Good Eats at Pork Chop: Southern specialties and much more at this hip West Loop gem
By Margot Thomas
Since opening in June of 2011, Porkchop, the comfortably hip pork belly joint created by restaurateur Dion Antic, has complimented the West Loop restaurant scene well, serving as the perfect stomping ground for a memorable meal without the need to put on the blazer or the high heels and lipstick.
The rustic ambiance, country-style wooden tables and workshop tools hanging as décor reminded me of my grandfather’s carpentry shop. But instead of a fancy armoire, they’ve got some pretty darn good Southern-inspired creations with a touch of big-city flare to boot.
While most of the restaurants on West Randolph are known more as pure dinner destinations, Porkchop not only competes in that department with its live music and carefully crafted cocktails, often favoring whiskey, but it also draws in a Sunday brunch, weekday lunch and late-night crowd (open till at least 2 a.m. six nights a week).
My parents flew in for Easter weekend, and I decided to try something new with them. They have moved past what I consider the tourist stage, as I have been a Chicagoan for six years and they have served as visitors all the while. Therefore, I’ve felt increasingly confident stepping outside the box and replacing traditional tourist-type restaurants with the more favored local joints, like this one on West Randolph.

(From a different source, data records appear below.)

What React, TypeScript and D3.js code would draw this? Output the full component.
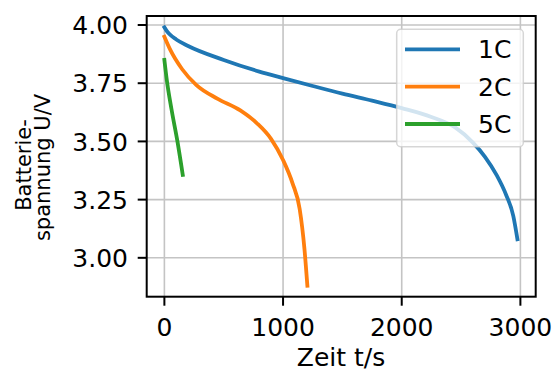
import React from "react";
import * as d3 from "d3";

const seriesNames = ["1C", "2C", "5C"];
const colors = ["#1f77b4", "#ff7f0e", "#2ca02c"];

const t1C = [0, 15, 40, 100, 200, 500, 800, 1000, 1250, 1500, 1750, 2000, 2250, 2450, 2600, 2700, 2800, 2880, 2940, 2975];
const v1C = [3.99, 3.978, 3.962, 3.938, 3.91, 3.85, 3.8, 3.772, 3.738, 3.705, 3.675, 3.643, 3.605, 3.56, 3.495, 3.435, 3.355, 3.27, 3.18, 3.08];

const t2C = [0, 50, 150, 270, 450, 640, 780, 900, 1000, 1080, 1140, 1180, 1205];
const v2C = [3.95, 3.893, 3.81, 3.742, 3.683, 3.633, 3.578, 3.51, 3.42, 3.32, 3.21, 3.04, 2.88];

const t5C = [0, 20, 60, 110, 155];
const v5C = [3.85, 3.765, 3.638, 3.5, 3.356];

const xTicks = [0, 1000, 2000, 3000];
const yTicks = [3.0, 3.25, 3.5, 3.75, 4.0];
const yTickLabels = ["3.00", "3.25", "3.50", "3.75", "4.00"];

const W = 555;
const H = 371;
const L = 146.7, R = 535.7, T = 16, B = 296.7;
const FONT = "DejaVu Sans, sans-serif";

export default function App() {
  const x = d3.scaleLinear().domain([-149, 3129]).range([L, R]);
  const y = d3.scaleLinear().domain([2.833, 4.0387]).range([B, T]);
  const line = d3
    .line<[number, number]>()
    .x((d) => x(d[0]))
    .y((d) => y(d[1]))
    .curve(d3.curveMonotoneX);

  const series = [
    t1C.map((t, i) => [t, v1C[i]] as [number, number]),
    t2C.map((t, i) => [t, v2C[i]] as [number, number]),
    t5C.map((t, i) => [t, v5C[i]] as [number, number]),
  ];

  const fs = 25;
  const yfs = 21;
  const legendY = [49.3, 86.7, 124];

  return (
    <svg
      width={W}
      height={H}
      style={{ position: "absolute", left: 0, top: 0, background: "#fff" }}
      fontFamily={FONT}
    >
      <defs>
        <clipPath id="plot">
          <rect x={L} y={T} width={R - L} height={B - T} />
        </clipPath>
      </defs>
      <rect x={0} y={0} width={W} height={H} fill="#fff" />
      {/* grid */}
      {xTicks.map((t) => (
        <line key={"gx" + t} x1={x(t)} x2={x(t)} y1={T} y2={B} stroke="#c4c4c4" strokeWidth={1.6} />
      ))}
      {yTicks.map((v) => (
        <line key={"gy" + v} x1={L} x2={R} y1={y(v)} y2={y(v)} stroke="#c4c4c4" strokeWidth={1.6} />
      ))}
      {/* lines */}
      <g clipPath="url(#plot)">
        {series.map((s, i) => (
          <path
            key={i}
            d={line(s) || ""}
            fill="none"
            stroke={colors[i]}
            strokeWidth={3.8}
            strokeLinecap="square"
            strokeLinejoin="round"
          />
        ))}
      </g>
      {/* spines */}
      <rect x={L} y={T} width={R - L} height={B - T} fill="none" stroke="#000" strokeWidth={2} />
      {/* ticks */}
      {xTicks.map((t) => (
        <g key={"xt" + t}>
          <line x1={x(t)} x2={x(t)} y1={B} y2={B + 9} stroke="#000" strokeWidth={2} />
          <text x={x(t)} y={335.5} fontSize={fs} textAnchor="middle" fill="#000">
            {t}
          </text>
        </g>
      ))}
      {yTicks.map((v, i) => (
        <g key={"yt" + v}>
          <line x1={L - 9} x2={L} y1={y(v)} y2={y(v)} stroke="#000" strokeWidth={2} />
          <text x={128} y={y(v) + 0.3645 * fs} fontSize={fs} textAnchor="end" fill="#000">
            {yTickLabels[i]}
          </text>
        </g>
      ))}
      {/* axis labels */}
      <text x={341} y={366} fontSize={fs} textAnchor="middle" fill="#000">
        Zeit t/s
      </text>
      <g transform="translate(31,165) rotate(-90)">
        <text x={0} y={0} fontSize={yfs} textAnchor="middle" fill="#000">
          Batterie-
        </text>
      </g>
      <g transform="translate(50,167.5) rotate(-90)">
        <text x={0} y={0} fontSize={yfs} textAnchor="middle" fill="#000">
          spannung U/V
        </text>
      </g>
      {/* legend */}
      <rect
        x={396.7}
        y={29.3}
        width={126.6}
        height={117.4}
        rx={4}
        fill="#fff"
        fillOpacity={0.8}
        stroke="#cccccc"
        strokeOpacity={0.8}
        strokeWidth={1.5}
      />
      {seriesNames.map((n, i) => (
        <g key={n}>
          <line x1={405} x2={460} y1={legendY[i]} y2={legendY[i]} stroke={colors[i]} strokeWidth={3.8} />
          <text x={478} y={legendY[i] + 0.3645 * fs} fontSize={fs} fill="#000">
            {n}
          </text>
        </g>
      ))}
    </svg>
  );
}
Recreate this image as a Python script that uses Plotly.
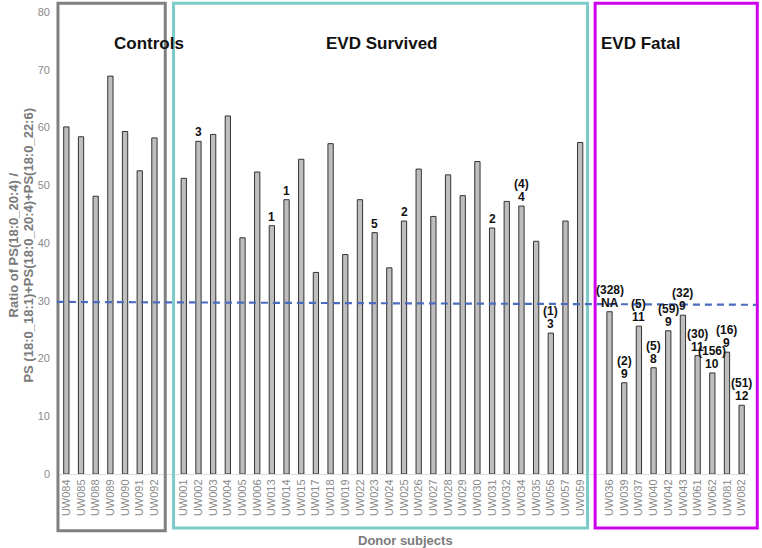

Stricken with some serious after-church hunger pains, it took one look at the attractive brunch menu to make me start to salivate. As first-timers, we each decided to try a different entrée, and since Porkchop has a clear glass wall exposing the kitchen, we attempted to pick up on some of the chef’s tricks for home.
The pulled pork eggs benedict with a poached egg and hollandaise sauce, the pulled pork sandwich topped with chipotle barbeque sauce, and the hammy omelet were across-the-board scrumptious. Each meal was accompanied by hash browns, which had tasty vegetables mixed in with them. Some sort of magnetic force was pulling me toward the cornmeal pancakes, so I gave in and ordered them “for the table.” Good decision, as they were, hands in the mud, the best pancakes I’ve tried in my many years of being a culinary aficionado. These cakes don’t need a dollop of butter or whipped cream. Just the heaven-sent maple syrup will do.
“Never knowing what to expect from Margot, I was pleasantly surprised to find a unique eating experience once again in my daughter’s favorite town,” my mom said when asked what she thought for this review. “I know why I can’t lure her back to upstate New York.”
The Easter brunch was a great introduction to Porkchop. On my next visit, I’ll have the outdoor patio, live music and special fried chicken-and-waffles combination to look forward to.
There is no need to put any lipstick on this pig. Porkchop rocks out just the way it is.